**Figure scripts**

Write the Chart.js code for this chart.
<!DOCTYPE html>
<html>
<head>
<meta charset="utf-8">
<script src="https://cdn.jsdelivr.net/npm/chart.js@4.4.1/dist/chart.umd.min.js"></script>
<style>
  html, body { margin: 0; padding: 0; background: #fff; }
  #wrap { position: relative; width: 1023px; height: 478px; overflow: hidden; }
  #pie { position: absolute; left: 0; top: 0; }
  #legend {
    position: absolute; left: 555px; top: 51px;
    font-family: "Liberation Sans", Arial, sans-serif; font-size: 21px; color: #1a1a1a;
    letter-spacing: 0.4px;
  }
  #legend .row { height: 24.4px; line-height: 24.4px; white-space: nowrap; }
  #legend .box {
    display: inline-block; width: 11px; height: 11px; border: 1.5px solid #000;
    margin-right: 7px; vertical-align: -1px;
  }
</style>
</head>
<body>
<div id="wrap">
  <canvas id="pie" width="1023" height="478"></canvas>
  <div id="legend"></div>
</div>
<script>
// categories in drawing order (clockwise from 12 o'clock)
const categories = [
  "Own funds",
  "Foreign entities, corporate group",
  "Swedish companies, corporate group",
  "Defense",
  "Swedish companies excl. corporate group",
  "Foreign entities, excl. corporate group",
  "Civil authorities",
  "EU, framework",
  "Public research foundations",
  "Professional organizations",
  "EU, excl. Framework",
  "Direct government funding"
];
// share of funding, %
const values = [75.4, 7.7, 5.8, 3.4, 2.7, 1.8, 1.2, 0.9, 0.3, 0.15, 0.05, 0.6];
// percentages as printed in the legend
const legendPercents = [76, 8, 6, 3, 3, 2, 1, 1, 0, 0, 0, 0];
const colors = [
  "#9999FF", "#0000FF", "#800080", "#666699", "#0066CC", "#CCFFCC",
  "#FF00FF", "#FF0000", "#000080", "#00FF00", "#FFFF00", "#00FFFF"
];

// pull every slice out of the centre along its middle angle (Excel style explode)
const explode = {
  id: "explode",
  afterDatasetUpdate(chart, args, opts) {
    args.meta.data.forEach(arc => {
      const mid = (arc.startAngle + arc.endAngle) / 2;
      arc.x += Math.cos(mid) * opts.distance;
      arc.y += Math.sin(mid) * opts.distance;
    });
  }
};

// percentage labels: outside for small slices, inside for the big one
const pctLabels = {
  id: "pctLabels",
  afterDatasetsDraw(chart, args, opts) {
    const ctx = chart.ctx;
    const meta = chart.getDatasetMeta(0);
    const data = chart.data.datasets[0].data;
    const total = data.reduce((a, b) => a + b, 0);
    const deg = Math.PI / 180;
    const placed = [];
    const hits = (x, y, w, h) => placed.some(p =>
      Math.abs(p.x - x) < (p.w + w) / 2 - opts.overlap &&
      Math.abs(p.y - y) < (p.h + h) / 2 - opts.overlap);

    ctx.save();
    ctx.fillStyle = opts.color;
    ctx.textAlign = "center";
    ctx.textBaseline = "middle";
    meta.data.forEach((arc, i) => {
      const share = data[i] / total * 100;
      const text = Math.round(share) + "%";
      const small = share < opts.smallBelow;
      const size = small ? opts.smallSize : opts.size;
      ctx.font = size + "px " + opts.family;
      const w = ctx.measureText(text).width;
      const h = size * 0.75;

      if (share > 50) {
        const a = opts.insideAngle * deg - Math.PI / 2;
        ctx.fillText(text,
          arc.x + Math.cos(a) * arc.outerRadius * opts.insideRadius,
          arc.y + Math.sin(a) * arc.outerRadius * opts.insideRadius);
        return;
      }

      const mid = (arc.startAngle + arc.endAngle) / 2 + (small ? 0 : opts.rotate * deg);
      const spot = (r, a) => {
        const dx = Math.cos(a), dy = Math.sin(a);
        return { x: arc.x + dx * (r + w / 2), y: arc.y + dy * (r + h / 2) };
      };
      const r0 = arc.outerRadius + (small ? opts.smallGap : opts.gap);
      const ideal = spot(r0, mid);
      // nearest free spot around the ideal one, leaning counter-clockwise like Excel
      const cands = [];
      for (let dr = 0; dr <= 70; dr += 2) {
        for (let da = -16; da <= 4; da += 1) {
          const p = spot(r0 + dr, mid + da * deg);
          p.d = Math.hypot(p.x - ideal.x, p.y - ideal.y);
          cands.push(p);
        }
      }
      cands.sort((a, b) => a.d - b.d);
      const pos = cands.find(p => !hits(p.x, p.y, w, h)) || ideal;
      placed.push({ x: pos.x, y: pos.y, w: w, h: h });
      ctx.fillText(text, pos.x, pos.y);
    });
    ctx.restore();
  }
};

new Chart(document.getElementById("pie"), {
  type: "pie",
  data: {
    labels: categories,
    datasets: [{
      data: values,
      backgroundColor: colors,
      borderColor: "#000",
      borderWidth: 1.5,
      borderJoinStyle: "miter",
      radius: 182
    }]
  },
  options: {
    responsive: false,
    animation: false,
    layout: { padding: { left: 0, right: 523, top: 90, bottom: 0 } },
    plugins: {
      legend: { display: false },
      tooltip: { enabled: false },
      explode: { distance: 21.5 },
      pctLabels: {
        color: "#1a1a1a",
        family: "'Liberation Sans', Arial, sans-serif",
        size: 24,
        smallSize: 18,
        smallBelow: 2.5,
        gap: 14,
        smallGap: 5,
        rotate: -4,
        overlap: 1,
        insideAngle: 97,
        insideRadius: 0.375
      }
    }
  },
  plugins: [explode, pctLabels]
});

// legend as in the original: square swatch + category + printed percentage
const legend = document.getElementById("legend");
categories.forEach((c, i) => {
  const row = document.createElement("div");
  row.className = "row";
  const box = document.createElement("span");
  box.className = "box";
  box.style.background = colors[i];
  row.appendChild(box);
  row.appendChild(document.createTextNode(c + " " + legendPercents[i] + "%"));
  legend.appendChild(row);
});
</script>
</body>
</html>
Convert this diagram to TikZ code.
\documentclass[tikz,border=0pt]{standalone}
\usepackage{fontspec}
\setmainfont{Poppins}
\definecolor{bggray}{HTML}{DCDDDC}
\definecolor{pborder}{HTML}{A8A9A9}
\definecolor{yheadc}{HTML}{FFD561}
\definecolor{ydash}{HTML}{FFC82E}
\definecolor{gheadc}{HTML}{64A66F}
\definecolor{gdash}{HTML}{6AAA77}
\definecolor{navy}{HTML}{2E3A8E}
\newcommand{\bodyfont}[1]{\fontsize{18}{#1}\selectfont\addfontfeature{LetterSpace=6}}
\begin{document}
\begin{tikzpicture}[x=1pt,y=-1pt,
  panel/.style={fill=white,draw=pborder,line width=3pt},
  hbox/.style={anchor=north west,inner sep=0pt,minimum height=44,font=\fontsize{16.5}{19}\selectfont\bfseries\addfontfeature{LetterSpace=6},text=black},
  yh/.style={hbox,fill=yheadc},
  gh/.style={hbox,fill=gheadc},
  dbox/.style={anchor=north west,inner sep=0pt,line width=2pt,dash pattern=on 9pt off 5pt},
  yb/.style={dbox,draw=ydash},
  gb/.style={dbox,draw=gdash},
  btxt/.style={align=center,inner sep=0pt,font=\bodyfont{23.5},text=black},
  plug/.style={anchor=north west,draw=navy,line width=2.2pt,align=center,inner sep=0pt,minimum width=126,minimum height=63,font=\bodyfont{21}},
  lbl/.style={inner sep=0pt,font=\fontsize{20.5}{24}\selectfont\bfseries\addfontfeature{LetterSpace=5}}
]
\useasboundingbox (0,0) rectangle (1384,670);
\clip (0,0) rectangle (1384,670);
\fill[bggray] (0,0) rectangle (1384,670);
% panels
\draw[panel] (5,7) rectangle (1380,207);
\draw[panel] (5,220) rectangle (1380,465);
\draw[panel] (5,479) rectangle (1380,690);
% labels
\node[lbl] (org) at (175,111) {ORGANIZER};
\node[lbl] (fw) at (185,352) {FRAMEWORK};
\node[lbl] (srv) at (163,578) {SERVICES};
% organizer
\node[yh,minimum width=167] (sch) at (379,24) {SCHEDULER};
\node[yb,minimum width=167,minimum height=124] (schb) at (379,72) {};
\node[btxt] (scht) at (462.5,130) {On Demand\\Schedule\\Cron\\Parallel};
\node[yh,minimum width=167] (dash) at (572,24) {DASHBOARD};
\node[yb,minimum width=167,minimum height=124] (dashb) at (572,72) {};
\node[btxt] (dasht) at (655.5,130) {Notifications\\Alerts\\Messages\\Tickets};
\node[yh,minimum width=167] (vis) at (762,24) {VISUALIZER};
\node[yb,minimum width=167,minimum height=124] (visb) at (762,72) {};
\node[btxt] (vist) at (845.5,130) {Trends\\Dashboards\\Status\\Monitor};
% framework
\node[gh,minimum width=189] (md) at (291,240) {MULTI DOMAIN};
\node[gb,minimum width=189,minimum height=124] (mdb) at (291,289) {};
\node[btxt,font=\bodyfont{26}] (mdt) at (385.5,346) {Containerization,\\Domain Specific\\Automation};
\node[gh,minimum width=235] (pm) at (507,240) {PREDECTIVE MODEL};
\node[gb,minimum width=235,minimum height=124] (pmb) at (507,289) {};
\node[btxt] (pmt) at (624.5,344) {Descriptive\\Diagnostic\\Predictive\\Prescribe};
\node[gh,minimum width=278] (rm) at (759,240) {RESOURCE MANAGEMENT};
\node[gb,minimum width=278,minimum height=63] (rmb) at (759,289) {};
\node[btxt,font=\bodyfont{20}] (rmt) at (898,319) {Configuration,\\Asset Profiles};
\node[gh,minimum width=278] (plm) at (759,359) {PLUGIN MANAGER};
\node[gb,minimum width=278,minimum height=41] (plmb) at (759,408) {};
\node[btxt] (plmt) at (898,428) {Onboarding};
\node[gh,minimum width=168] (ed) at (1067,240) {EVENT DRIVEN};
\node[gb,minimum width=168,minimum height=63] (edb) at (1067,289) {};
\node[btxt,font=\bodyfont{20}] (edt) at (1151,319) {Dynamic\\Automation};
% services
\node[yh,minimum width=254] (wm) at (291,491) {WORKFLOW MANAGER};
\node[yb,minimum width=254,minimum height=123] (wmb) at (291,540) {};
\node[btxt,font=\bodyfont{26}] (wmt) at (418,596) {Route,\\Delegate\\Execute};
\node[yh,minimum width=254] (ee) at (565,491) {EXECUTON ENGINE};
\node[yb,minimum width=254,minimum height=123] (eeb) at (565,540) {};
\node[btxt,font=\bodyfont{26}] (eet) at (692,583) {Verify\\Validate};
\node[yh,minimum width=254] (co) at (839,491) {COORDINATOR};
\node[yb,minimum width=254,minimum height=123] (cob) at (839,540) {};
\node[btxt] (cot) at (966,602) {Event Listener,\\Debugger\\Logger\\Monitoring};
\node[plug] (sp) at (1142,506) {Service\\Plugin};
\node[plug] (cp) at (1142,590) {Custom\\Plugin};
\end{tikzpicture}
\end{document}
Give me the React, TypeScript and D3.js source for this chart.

**EXERCISE GOAL**
Say how many lines of the data include the string "code". Nothing other than the number should be given.

**WRITTEN RESPONSE**
2